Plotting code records
## begin
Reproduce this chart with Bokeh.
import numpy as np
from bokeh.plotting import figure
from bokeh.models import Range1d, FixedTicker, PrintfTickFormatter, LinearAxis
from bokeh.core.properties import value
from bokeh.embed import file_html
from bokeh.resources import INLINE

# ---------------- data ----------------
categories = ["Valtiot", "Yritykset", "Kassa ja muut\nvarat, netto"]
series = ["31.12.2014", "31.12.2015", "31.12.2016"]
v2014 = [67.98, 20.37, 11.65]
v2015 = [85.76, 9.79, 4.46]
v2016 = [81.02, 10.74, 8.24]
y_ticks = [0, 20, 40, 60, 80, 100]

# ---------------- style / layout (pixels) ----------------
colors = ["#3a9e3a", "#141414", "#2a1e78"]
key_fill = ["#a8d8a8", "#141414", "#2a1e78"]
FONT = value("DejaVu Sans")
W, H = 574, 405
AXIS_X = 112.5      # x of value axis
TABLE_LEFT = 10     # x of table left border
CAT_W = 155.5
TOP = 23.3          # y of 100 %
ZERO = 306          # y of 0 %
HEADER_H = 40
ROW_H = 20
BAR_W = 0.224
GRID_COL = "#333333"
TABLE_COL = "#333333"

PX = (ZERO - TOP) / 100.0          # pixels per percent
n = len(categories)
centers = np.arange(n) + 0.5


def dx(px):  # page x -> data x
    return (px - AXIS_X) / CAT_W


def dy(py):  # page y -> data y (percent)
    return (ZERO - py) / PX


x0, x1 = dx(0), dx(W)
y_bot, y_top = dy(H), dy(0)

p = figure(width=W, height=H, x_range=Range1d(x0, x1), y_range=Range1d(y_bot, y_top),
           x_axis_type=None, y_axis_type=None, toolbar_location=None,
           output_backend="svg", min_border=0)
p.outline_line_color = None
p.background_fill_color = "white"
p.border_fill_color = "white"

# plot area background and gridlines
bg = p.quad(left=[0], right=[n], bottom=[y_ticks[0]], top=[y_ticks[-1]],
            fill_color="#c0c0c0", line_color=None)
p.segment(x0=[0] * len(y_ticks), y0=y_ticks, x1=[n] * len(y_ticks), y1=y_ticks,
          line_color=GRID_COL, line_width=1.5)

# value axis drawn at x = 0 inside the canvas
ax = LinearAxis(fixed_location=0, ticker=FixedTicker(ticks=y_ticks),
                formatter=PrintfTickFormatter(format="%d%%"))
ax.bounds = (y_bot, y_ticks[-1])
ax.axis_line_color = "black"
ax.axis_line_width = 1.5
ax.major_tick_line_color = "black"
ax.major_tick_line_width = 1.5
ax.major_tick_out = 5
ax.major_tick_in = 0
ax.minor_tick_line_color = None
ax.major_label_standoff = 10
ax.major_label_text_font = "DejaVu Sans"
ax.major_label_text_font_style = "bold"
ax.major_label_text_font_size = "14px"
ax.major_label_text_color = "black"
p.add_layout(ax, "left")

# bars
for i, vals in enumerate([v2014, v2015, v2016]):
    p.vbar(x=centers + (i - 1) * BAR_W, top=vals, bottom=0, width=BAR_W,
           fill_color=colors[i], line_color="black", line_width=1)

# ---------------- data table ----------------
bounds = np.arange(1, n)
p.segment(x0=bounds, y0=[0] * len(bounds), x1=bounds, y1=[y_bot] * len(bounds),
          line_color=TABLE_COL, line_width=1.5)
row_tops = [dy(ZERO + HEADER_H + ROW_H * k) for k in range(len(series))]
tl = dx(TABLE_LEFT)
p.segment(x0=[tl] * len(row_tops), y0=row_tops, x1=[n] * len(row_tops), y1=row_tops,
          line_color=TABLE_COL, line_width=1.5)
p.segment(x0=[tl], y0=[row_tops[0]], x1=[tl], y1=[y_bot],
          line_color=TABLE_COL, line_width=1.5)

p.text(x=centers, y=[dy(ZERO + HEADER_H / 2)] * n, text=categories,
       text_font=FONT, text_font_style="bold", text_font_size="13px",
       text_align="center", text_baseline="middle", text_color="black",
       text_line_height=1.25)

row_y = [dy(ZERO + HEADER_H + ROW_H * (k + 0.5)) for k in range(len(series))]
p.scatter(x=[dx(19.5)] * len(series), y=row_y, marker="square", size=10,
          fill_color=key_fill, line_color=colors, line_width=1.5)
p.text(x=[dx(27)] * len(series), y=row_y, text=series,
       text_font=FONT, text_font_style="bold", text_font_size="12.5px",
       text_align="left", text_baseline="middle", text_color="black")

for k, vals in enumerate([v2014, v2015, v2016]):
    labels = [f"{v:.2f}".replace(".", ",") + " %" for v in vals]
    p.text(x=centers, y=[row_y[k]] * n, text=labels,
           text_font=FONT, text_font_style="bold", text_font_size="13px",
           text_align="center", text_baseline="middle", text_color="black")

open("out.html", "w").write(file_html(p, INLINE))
## end
## begin
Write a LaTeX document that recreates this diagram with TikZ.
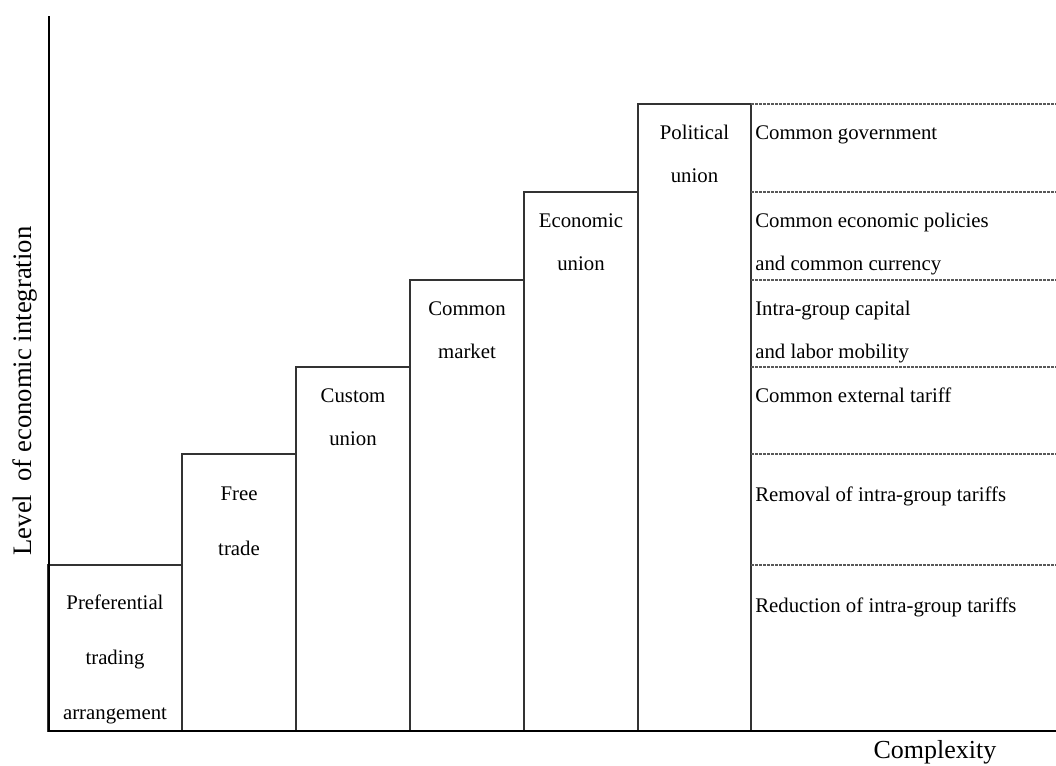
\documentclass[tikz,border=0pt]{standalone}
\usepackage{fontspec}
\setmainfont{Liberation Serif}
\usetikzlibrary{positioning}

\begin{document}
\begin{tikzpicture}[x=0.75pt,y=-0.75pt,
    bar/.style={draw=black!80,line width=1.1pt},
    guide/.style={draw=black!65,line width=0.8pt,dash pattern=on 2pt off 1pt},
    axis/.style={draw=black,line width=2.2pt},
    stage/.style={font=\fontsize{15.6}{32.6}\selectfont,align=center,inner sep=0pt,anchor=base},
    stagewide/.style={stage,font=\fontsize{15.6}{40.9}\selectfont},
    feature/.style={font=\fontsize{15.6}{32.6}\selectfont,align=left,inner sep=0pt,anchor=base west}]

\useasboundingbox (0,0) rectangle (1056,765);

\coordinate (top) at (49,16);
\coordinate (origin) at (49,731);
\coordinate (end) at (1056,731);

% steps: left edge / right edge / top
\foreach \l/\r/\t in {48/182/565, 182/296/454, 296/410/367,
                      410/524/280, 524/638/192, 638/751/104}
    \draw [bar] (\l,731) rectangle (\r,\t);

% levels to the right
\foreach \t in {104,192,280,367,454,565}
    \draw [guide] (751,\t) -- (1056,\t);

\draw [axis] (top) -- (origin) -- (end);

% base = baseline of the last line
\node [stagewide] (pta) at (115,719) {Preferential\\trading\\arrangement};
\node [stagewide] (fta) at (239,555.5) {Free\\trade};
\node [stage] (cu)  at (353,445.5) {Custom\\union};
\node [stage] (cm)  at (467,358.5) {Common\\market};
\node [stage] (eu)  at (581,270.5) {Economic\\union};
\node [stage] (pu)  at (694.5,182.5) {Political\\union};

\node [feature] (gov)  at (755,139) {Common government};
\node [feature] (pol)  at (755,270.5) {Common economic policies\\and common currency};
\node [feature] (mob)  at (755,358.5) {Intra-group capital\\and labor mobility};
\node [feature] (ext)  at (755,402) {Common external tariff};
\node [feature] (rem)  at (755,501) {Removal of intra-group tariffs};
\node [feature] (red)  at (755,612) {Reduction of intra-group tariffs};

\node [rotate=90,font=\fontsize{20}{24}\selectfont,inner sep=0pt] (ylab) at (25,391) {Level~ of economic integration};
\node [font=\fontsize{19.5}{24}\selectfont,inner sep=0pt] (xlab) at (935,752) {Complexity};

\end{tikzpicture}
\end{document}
## end
## begin
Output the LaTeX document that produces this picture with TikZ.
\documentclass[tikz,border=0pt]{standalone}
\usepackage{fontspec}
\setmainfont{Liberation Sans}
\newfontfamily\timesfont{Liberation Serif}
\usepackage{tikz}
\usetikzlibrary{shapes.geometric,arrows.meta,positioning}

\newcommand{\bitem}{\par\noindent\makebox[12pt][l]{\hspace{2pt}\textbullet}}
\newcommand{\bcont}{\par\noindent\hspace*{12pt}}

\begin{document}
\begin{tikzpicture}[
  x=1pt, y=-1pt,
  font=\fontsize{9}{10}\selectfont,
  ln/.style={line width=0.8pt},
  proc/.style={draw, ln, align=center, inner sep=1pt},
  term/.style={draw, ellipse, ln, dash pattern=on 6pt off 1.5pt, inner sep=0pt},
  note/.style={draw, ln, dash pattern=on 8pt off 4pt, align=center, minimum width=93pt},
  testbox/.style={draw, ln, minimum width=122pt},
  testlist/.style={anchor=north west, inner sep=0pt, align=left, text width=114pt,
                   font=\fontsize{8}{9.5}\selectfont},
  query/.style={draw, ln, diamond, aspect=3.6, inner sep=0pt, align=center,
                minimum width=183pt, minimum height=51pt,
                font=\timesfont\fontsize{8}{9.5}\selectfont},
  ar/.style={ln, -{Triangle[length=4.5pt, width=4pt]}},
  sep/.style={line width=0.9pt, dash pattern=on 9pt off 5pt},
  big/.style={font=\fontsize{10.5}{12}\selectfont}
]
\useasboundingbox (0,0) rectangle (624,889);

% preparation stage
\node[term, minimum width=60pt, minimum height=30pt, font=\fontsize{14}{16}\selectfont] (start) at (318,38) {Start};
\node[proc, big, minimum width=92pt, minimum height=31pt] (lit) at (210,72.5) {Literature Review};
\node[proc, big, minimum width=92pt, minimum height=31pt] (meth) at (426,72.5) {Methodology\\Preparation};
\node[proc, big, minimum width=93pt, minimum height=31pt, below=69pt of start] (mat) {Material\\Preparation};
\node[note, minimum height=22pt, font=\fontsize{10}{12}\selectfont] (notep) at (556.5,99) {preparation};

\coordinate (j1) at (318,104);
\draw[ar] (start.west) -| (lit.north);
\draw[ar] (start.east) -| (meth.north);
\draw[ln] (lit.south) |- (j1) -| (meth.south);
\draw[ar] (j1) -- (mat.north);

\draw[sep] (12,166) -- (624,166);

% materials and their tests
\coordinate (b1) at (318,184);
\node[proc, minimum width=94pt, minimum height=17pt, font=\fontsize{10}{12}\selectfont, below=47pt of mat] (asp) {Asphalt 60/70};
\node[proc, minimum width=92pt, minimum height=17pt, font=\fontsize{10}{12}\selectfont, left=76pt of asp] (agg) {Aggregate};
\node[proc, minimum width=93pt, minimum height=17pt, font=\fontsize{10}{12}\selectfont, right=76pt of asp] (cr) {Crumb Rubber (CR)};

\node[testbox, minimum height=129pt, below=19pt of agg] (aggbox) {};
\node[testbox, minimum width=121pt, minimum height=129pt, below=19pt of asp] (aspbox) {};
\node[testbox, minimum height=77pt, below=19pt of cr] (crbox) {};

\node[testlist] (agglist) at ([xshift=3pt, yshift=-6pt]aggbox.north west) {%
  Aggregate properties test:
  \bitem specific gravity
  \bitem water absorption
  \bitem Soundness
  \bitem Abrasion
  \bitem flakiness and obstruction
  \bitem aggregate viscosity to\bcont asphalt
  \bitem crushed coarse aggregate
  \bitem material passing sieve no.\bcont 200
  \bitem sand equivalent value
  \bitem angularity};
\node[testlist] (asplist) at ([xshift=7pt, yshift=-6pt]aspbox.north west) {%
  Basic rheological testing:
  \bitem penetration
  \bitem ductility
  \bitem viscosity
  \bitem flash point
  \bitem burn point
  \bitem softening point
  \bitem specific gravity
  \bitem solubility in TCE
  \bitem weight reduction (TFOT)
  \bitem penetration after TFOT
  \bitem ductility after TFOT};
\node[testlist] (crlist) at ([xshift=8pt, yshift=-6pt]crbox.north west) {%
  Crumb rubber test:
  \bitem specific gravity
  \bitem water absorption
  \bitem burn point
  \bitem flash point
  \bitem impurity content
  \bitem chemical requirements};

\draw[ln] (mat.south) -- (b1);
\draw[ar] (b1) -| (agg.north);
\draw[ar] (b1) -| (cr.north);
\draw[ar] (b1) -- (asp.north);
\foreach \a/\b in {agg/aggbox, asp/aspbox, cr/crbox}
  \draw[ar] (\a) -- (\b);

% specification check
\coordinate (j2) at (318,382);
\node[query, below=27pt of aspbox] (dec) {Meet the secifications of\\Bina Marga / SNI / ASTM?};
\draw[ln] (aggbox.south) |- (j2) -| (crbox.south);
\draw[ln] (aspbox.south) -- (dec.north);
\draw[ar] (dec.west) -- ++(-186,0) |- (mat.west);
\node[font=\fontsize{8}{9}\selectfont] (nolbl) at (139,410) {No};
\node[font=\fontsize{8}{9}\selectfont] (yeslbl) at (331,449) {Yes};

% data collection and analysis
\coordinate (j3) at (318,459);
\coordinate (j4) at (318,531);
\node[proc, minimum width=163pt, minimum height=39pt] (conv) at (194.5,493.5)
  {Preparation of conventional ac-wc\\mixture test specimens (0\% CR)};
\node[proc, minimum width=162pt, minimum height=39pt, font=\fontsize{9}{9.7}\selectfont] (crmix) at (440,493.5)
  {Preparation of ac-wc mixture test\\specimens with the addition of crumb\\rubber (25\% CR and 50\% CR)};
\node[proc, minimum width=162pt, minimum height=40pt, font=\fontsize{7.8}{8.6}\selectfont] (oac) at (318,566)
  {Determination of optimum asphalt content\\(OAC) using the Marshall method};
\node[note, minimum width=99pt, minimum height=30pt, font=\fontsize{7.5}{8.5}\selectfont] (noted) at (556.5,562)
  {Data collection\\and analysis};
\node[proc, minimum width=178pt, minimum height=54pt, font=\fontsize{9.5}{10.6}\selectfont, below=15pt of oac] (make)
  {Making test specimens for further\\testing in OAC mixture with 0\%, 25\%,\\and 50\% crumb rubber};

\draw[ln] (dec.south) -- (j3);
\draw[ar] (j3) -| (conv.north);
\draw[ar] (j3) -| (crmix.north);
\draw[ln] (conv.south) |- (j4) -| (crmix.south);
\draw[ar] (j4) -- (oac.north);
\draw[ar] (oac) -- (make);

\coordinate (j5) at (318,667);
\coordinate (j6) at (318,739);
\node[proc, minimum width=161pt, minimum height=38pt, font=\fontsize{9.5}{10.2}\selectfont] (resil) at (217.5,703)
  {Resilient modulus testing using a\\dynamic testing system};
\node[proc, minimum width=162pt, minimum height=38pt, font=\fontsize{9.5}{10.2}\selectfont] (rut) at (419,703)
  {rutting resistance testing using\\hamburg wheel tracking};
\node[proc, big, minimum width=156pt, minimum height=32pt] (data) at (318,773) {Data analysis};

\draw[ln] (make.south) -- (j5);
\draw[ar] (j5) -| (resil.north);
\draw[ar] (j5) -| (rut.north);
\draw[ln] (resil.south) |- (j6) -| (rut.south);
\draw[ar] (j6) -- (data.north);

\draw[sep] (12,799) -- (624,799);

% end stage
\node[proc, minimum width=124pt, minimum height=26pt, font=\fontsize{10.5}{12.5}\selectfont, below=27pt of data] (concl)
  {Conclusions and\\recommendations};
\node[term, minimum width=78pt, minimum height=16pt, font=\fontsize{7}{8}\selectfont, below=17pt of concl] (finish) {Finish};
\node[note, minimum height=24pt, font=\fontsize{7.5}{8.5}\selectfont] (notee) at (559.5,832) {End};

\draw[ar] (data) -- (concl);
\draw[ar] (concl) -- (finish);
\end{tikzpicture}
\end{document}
## end
▶ _EXERCISE REQUIREMENTS_: Go through the material above and output exactly the lines from the one containing "Reproduce this chart with Bokeh." through the one containing "from bokeh.resources import INLINE".

▶ _RESPONSE FOR THIS EXERCISE_:
Reproduce this chart with Bokeh.
import numpy as np
from bokeh.plotting import figure
from bokeh.models import Range1d, FixedTicker, PrintfTickFormatter, LinearAxis
from bokeh.core.properties import value
from bokeh.embed import file_html
from bokeh.resources import INLINE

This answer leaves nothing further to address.